En otro escaparate, un hombre gordo con delantal de carnicero degollaba niños pequeños. Se trataba de un escaparate de propaganda de la Beneficencia.
– Mira a dónde va a parar el dinero -dijo Colin-. Les debe costar un riñón limpiar eso todas las noches.
– ¡Pero no serán de verdad!… -dijo Chloé asustada.
– ¿Cómo saberlo? -dijo Colin-. Además, a la Beneficencia le sale gratis.
– A mí eso no me gusta. Antes no se veían escaparates de propaganda de esa clase. No creo que sea ningún progreso.
– Pero eso no tiene ninguna importancia -dijo Colin-. Eso sólo actúa sobre quienes creen en esas imbecilidades.
– ¿Y eso, qué te parece?… -dijo Chloé.
En el escaparate había una barriga montada sobre ruedas de goma, bien redonda y rolliza. El anuncio decía: La suya tampoco hará arrugas si la plancha con la Plancha Eléctrica.
– ¡Pero yo conozco esa barriga!… -dijo Colin-. ¡Es la barriga de Sergio, mi antiguo cocinero!… ¿Qué puede estar haciendo ahí?
– ¿Y eso qué importa? -dijo Chloé-. No irás a ponerte a elucubrar sobre esa barriga, que, por otra parte, es demasiado gorda…
– ¡Es que cocinaba muy bien!…
– Vámonos -dijo Chloé-. No quiero ver más escaparates, estoy harta.
– ¿Qué hacemos? -dijo Colin-. ¿Vamos a tomar el té a cualquier parte?
– No hombre… Todavía no es hora… y, además, a mí tampoco me gusta mucho eso.

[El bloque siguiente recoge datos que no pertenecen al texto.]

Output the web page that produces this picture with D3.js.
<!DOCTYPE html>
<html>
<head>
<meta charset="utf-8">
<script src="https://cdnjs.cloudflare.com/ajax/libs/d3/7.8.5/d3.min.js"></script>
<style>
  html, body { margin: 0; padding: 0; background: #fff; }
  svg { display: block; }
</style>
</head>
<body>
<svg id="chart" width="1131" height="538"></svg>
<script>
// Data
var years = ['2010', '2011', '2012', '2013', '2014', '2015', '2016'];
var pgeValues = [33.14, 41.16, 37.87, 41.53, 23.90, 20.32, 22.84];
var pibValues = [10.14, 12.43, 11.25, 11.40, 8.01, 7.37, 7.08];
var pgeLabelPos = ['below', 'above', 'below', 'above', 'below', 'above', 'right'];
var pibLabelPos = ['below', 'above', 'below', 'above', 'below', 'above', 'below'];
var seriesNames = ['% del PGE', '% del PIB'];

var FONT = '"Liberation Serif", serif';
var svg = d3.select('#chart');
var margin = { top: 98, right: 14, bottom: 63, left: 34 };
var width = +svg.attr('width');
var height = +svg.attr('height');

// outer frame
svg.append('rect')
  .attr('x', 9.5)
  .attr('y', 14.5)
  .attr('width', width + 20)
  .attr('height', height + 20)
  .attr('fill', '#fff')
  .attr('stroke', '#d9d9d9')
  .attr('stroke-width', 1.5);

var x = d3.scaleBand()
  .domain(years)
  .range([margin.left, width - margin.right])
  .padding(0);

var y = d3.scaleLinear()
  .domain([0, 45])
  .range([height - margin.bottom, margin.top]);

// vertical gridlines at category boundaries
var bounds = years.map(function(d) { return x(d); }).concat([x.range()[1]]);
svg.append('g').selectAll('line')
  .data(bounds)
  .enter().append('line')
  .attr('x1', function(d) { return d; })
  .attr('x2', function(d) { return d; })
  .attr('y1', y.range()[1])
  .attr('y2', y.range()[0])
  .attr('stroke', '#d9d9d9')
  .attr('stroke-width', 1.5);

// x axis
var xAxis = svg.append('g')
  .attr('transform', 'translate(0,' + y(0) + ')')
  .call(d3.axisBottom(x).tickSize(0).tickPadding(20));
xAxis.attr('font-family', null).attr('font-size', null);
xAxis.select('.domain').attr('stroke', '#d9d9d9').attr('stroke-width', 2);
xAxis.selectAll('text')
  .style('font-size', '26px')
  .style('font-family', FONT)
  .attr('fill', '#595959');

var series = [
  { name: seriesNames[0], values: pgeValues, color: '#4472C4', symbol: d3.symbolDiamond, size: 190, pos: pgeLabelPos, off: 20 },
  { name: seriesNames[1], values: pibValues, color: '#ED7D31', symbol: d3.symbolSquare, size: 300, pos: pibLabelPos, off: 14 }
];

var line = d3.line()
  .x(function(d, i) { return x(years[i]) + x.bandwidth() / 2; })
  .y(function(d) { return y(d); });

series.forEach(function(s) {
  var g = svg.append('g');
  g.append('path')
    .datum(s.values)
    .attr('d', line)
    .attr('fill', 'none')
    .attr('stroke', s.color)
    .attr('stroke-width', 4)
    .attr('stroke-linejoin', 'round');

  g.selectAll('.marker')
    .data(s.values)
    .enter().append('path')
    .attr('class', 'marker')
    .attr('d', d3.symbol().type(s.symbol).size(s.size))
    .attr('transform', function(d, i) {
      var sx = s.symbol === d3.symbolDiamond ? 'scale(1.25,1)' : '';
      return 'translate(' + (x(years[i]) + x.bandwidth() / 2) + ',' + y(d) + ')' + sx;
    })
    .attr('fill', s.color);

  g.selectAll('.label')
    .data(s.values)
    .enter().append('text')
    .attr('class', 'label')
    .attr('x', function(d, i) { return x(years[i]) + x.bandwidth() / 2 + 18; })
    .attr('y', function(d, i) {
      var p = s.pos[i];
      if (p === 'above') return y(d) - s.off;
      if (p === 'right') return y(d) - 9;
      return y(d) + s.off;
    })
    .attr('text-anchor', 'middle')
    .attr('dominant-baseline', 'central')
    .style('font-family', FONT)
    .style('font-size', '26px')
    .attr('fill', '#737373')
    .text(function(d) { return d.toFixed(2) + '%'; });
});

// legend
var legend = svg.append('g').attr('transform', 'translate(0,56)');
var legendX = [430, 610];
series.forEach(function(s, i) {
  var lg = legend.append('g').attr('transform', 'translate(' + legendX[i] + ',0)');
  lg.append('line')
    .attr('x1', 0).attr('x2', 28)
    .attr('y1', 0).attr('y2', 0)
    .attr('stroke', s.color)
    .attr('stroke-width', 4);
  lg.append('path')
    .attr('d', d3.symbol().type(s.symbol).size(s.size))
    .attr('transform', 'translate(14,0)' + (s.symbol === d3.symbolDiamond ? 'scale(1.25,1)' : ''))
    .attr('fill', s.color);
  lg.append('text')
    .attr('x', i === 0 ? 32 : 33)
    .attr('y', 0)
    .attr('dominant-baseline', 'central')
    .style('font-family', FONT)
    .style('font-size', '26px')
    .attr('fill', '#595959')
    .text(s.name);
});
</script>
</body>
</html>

Colin respiró aliviado y sus tirantes chascaron.
– ¿Qué ha sido ese ruido?
– Yo, que he pisado una rama seca -explicó Colin, sonrojándose.
– ¿Y si fuéramos a pasear por el Bosque de Bolonia? -dijo Chloé.
Colin la miró encantado.
– Es una excelente idea. Además, no habrá nadie.

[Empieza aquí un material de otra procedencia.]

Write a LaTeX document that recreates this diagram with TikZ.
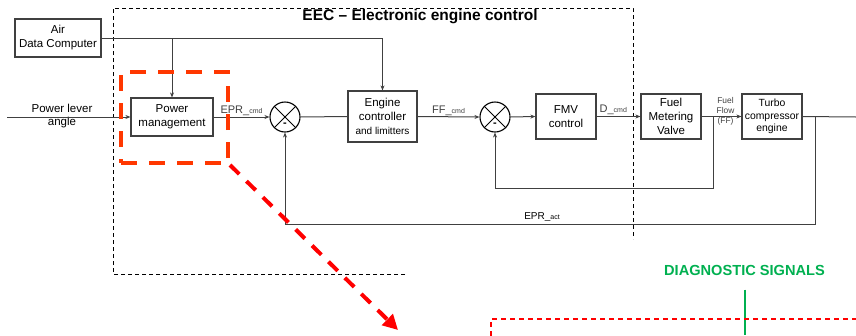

A Chloé se le subieron los colores.
– No es por eso. Además -añadió para vengarse-, no iremos más que por los paseos grandes, porque, si no, se moja uno los pies.
Colín apretó un poco el brazo que sentía bajo el suyo.
– Vamos a coger el metro -dijo Colin.
El metro estaba flanqueado a ambos lados por hileras de jaulas de grandes dimensiones en que los Ordenadores Urbanos guardaban las palomas de recambio destinadas a las plazoletas y monumentos. Había también criaderos de gorriones y pío-píos de gorrioncitos. La gente no pasaba mucho por allí porque las alas de todos estos pájaros levantaban una terrible corriente de aire en la que revoloteaban minúsculas plumas blancas y azules.
– ¿Pero es que no paran nunca de moverse? -dijo Chloé ajustándose el gorro para que no se le volara.
– Es que no son siempre los mismos -dijo Colin.
Lucharon a brazo partido con los faldones de su abrigo.
– Démonos prisa en alejamos de las palomas; los gorriones levantan menos aire -añadió Chloé apretándose contra Colin.
Apretaron el paso y salieron de la zona peligrosa. La nubecita no les había seguido. Había tomado el atajo y los esperaba ya en el otro extremo.